Keeping a journal of ethical dilemmas is a way to slow down the blur of everyday decisions and actually see what kind of person you’re becoming. Memory is selective, especially when guilt, pressure, or pride are involved; a written record cuts through the fog and preserves the full texture of a moment, facts, feelings, and the stakes for everyone involved. When you document these moments, you transform them from nagging thoughts into deliberate case studies. The point isn’t to be perfect; it’s to become honest enough with yourself to choose better next time.

Start by capturing the situation with unflinching clarity: what happened, who was affected, what constraints you faced, and what values were in tension. Note your first instincts and the emotions underneath them, fear of disappointing someone, desire to please, anger, ambition. Record the options you considered, including the ones you were tempted to ignore. This snapshot becomes your raw material: a map of your mind under pressure.

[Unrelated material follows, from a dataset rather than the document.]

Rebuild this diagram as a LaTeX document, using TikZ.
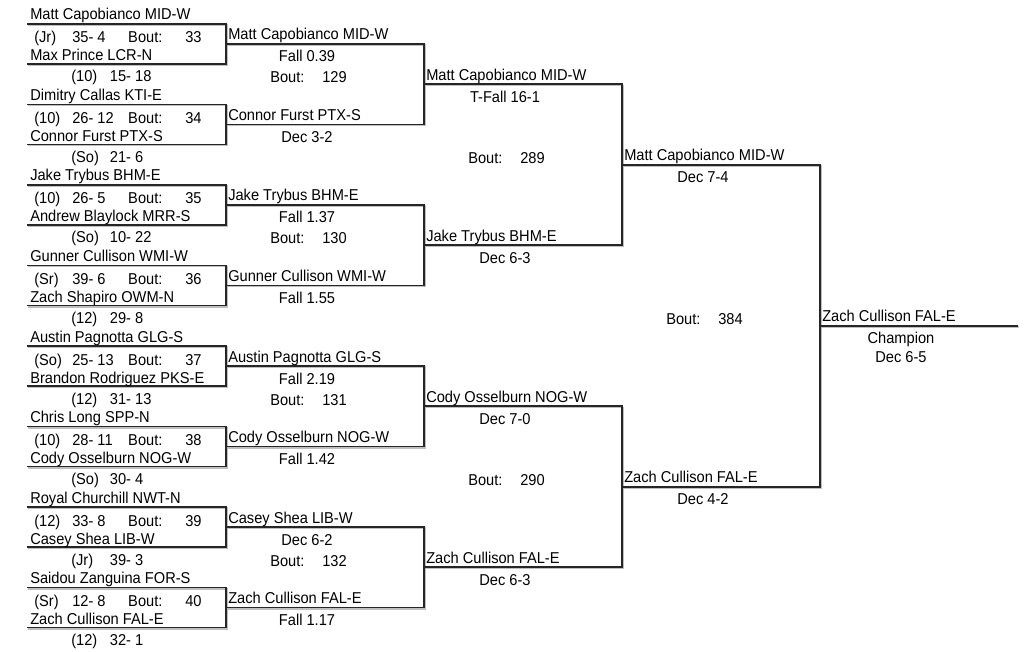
\documentclass[tikz,border=0pt]{standalone}
\usepackage{fontspec}
\setmainfont{Liberation Sans}[FakeStretch=0.93]
\usepackage{tikz}

\begin{document}
\begin{tikzpicture}[x=0.75pt, y=-0.75pt,
    every node/.style={font=\fontsize{11.8}{14}\selectfont, inner sep=0pt},
    nm/.style={anchor=base west},
    res/.style={anchor=base},
    brk/.style={draw=black!85, line width=1.2pt,
      preaction={draw=black!25, line width=1.2pt, transform canvas={shift={(1.2,1.2)}}}}]
    \useasboundingbox (0,0) rectangle (1024,652);
    % Slots
    \coordinate (p1) at (27,24);     \coordinate (p2) at (27,64);
    \coordinate (p3) at (27,104.5);  \coordinate (p4) at (27,144.5);
    \coordinate (p5) at (27,185);    \coordinate (p6) at (27,225);
    \coordinate (p7) at (27,265.5);  \coordinate (p8) at (27,305.5);
    \coordinate (p9) at (27,346);    \coordinate (p10) at (27,386);
    \coordinate (p11) at (27,426.5); \coordinate (p12) at (27,466.5);
    \coordinate (p13) at (27,507);   \coordinate (p14) at (27,547);
    \coordinate (p15) at (27,587.5); \coordinate (p16) at (27,627.5);
    \coordinate (q1) at (226,44);    \coordinate (q2) at (226,124.5);
    \coordinate (q3) at (226,205);   \coordinate (q4) at (226,285.5);
    \coordinate (q5) at (226,366);   \coordinate (q6) at (226,446.5);
    \coordinate (q7) at (226,527);   \coordinate (q8) at (226,607.5);
    \coordinate (r1) at (424,84.25); \coordinate (r2) at (424,245.25);
    \coordinate (r3) at (424,406.25);\coordinate (r4) at (424,567.25);
    \coordinate (s1) at (622,164.75);\coordinate (s2) at (622,486.75);
    \coordinate (f) at (820,325.75); \coordinate (fe) at (1018,325.75);
    % Lines
    \draw[brk] (p1) -| (q1) |- (p2);
    \draw[brk] (p3) -| (q2) |- (p4);
    \draw[brk] (p5) -| (q3) |- (p6);
    \draw[brk] (p7) -| (q4) |- (p8);
    \draw[brk] (p9) -| (q5) |- (p10);
    \draw[brk] (p11) -| (q6) |- (p12);
    \draw[brk] (p13) -| (q7) |- (p14);
    \draw[brk] (p15) -| (q8) |- (p16);
    \draw[brk] (q1) -| (r1) |- (q2);
    \draw[brk] (q3) -| (r2) |- (q4);
    \draw[brk] (q5) -| (r3) |- (q6);
    \draw[brk] (q7) -| (r4) |- (q8);
    \draw[brk] (r1) -| (s1) |- (r2);
    \draw[brk] (r3) -| (s2) |- (r4);
    \draw[brk] (s1) -| (f) |- (s2);
    \draw[brk] (f) -- (fe);
    % First round
    \node[nm] (p1n) at (30,20) {Matt Capobianco MID-W};
    \node[nm] (p1s) at (34,43) {\makebox[28.5pt][l]{(Jr)}\makebox[42pt][l]{35- 4}\makebox[42.75pt][l]{Bout:}33};
    \node[nm] (p2n) at (30,61) {Max Prince LCR-N};
    \node[nm] (p2s) at (71,82) {\makebox[29pt][l]{(10)}15- 18};
    \node[nm] (p3n) at (30,100.5) {Dimitry Callas KTI-E};
    \node[nm] (p3s) at (34,123.5) {\makebox[28.5pt][l]{(10)}\makebox[42pt][l]{26- 12}\makebox[42.75pt][l]{Bout:}34};
    \node[nm] (p4n) at (30,141.5) {Connor Furst PTX-S};
    \node[nm] (p4s) at (71,162.5) {\makebox[29pt][l]{(So)}21- 6};
    \node[nm] (p5n) at (30,181) {Jake Trybus BHM-E};
    \node[nm] (p5s) at (34,204) {\makebox[28.5pt][l]{(10)}\makebox[42pt][l]{26- 5}\makebox[42.75pt][l]{Bout:}35};
    \node[nm] (p6n) at (30,222) {Andrew Blaylock MRR-S};
    \node[nm] (p6s) at (71,243) {\makebox[29pt][l]{(So)}10- 22};
    \node[nm] (p7n) at (30,261.5) {Gunner Cullison WMI-W};
    \node[nm] (p7s) at (34,284.5) {\makebox[28.5pt][l]{(Sr)}\makebox[42pt][l]{39- 6}\makebox[42.75pt][l]{Bout:}36};
    \node[nm] (p8n) at (30,302.5) {Zach Shapiro OWM-N};
    \node[nm] (p8s) at (71,323.5) {\makebox[29pt][l]{(12)}29- 8};
    \node[nm] (p9n) at (30,342) {Austin Pagnotta GLG-S};
    \node[nm] (p9s) at (34,365) {\makebox[28.5pt][l]{(So)}\makebox[42pt][l]{25- 13}\makebox[42.75pt][l]{Bout:}37};
    \node[nm] (p10n) at (30,383) {Brandon Rodriguez PKS-E};
    \node[nm] (p10s) at (71,404) {\makebox[29pt][l]{(12)}31- 13};
    \node[nm] (p11n) at (30,422.5) {Chris Long SPP-N};
    \node[nm] (p11s) at (34,445.5) {\makebox[28.5pt][l]{(10)}\makebox[42pt][l]{28- 11}\makebox[42.75pt][l]{Bout:}38};
    \node[nm] (p12n) at (30,463.5) {Cody Osselburn NOG-W};
    \node[nm] (p12s) at (71,484.5) {\makebox[29pt][l]{(So)}30- 4};
    \node[nm] (p13n) at (30,503) {Royal Churchill NWT-N};
    \node[nm] (p13s) at (34,526) {\makebox[28.5pt][l]{(12)}\makebox[42pt][l]{33- 8}\makebox[42.75pt][l]{Bout:}39};
    \node[nm] (p14n) at (30,544) {Casey Shea LIB-W};
    \node[nm] (p14s) at (71,565) {\makebox[29pt][l]{(Jr)}39- 3};
    \node[nm] (p15n) at (30,583.5) {Saidou Zanguina FOR-S};
    \node[nm] (p15s) at (34,606.5) {\makebox[28.5pt][l]{(Sr)}\makebox[42pt][l]{12- 8}\makebox[42.75pt][l]{Bout:}40};
    \node[nm] (p16n) at (30,624.5) {Zach Cullison FAL-E};
    \node[nm] (p16s) at (71,645.5) {\makebox[29pt][l]{(12)}32- 1};
    % Second round
    \node[nm] (q1n) at (228,40) {Matt Capobianco MID-W};
    \node[res] (q1r) at (307,62) {Fall 0.39};
    \node[nm] (bt129) at (270,83) {\makebox[39pt][l]{Bout:}129};
    \node[nm] (q2n) at (228,120.5) {Connor Furst PTX-S};
    \node[res] (q2r) at (307,142.5) {Dec 3-2};
    \node[nm] (q3n) at (228,201) {Jake Trybus BHM-E};
    \node[res] (q3r) at (307,223) {Fall 1.37};
    \node[nm] (bt130) at (270,244) {\makebox[39pt][l]{Bout:}130};
    \node[nm] (q4n) at (228,281.5) {Gunner Cullison WMI-W};
    \node[res] (q4r) at (307,303.5) {Fall 1.55};
    \node[nm] (q5n) at (228,362) {Austin Pagnotta GLG-S};
    \node[res] (q5r) at (307,384) {Fall 2.19};
    \node[nm] (bt131) at (270,405) {\makebox[39pt][l]{Bout:}131};
    \node[nm] (q6n) at (228,442.5) {Cody Osselburn NOG-W};
    \node[res] (q6r) at (307,464.5) {Fall 1.42};
    \node[nm] (q7n) at (228,523) {Casey Shea LIB-W};
    \node[res] (q7r) at (307,545) {Dec 6-2};
    \node[nm] (bt132) at (270,566) {\makebox[39pt][l]{Bout:}132};
    \node[nm] (q8n) at (228,603.5) {Zach Cullison FAL-E};
    \node[res] (q8r) at (307,625.5) {Fall 1.17};
    % Quarter and semi
    \node[nm] (r1n) at (426,80.25) {Matt Capobianco MID-W};
    \node[res] (r1r) at (505,102.25) {T-Fall 16-1};
    \node[nm] (bt289) at (468,163.5) {\makebox[39pt][l]{Bout:}289};
    \node[nm] (r2n) at (426,241.25) {Jake Trybus BHM-E};
    \node[res] (r2r) at (505,263.25) {Dec 6-3};
    \node[nm] (r3n) at (426,402.25) {Cody Osselburn NOG-W};
    \node[res] (r3r) at (505,424.25) {Dec 7-0};
    \node[nm] (bt290) at (468,485.5) {\makebox[39pt][l]{Bout:}290};
    \node[nm] (r4n) at (426,563.25) {Zach Cullison FAL-E};
    \node[res] (r4r) at (505,585.25) {Dec 6-3};
    \node[nm] (s1n) at (624,160.75) {Matt Capobianco MID-W};
    \node[res] (s1r) at (703,182.75) {Dec 7-4};
    \node[nm] (bt384) at (666,324.5) {\makebox[39pt][l]{Bout:}384};
    \node[nm] (s2n) at (624,482.75) {Zach Cullison FAL-E};
    \node[res] (s2r) at (703,504.75) {Dec 4-2};
    % Final
    \node[nm] (fn) at (822,321.75) {Zach Cullison FAL-E};
    \node[res] (fc) at (901,343.75) {Champion};
    \node[res] (fr) at (901,362.75) {Dec 6-5};
\end{tikzpicture}
\end{document}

Then, navigate. Consider the decision from multiple ethical angles: outcomes for all stakeholders (consequentialism), respect for duties and rules (deontology), the kind of character you’re cultivating (virtue ethics), and the relationships that require care and trust (ethics of care). Write out the best argument for each path, as if you had to defend it to someone you respect. Pressure-test your choice with questions like, “Would I be comfortable if this were public?” or “Would I advise a friend to do this?” Commit to a decision, and write why.

Return to the entry after the dust settles. What actually happened? What did you underestimate, and what surprised you? If harm occurred, document how you repaired it, or how you plan to. Over time, patterns emerge: recurring triggers, rationalizations you lean on, virtues you naturally express, and weaknesses you need to train. This turns your journal into a personal ethics lab, where you iterate on your character with evidence, not vibes.

The real payoff is quiet confidence. You won’t eliminate dilemmas, but you’ll stop being owned by them. A habit of reflection makes your choices more coherent, your apologies more precise, and your boundaries easier to hold. People learn they can trust your word because you’ve trained yourself to mean it. Keep the journal, not to look good, but to become someone whose decisions can carry real weight, especially when no one’s watching.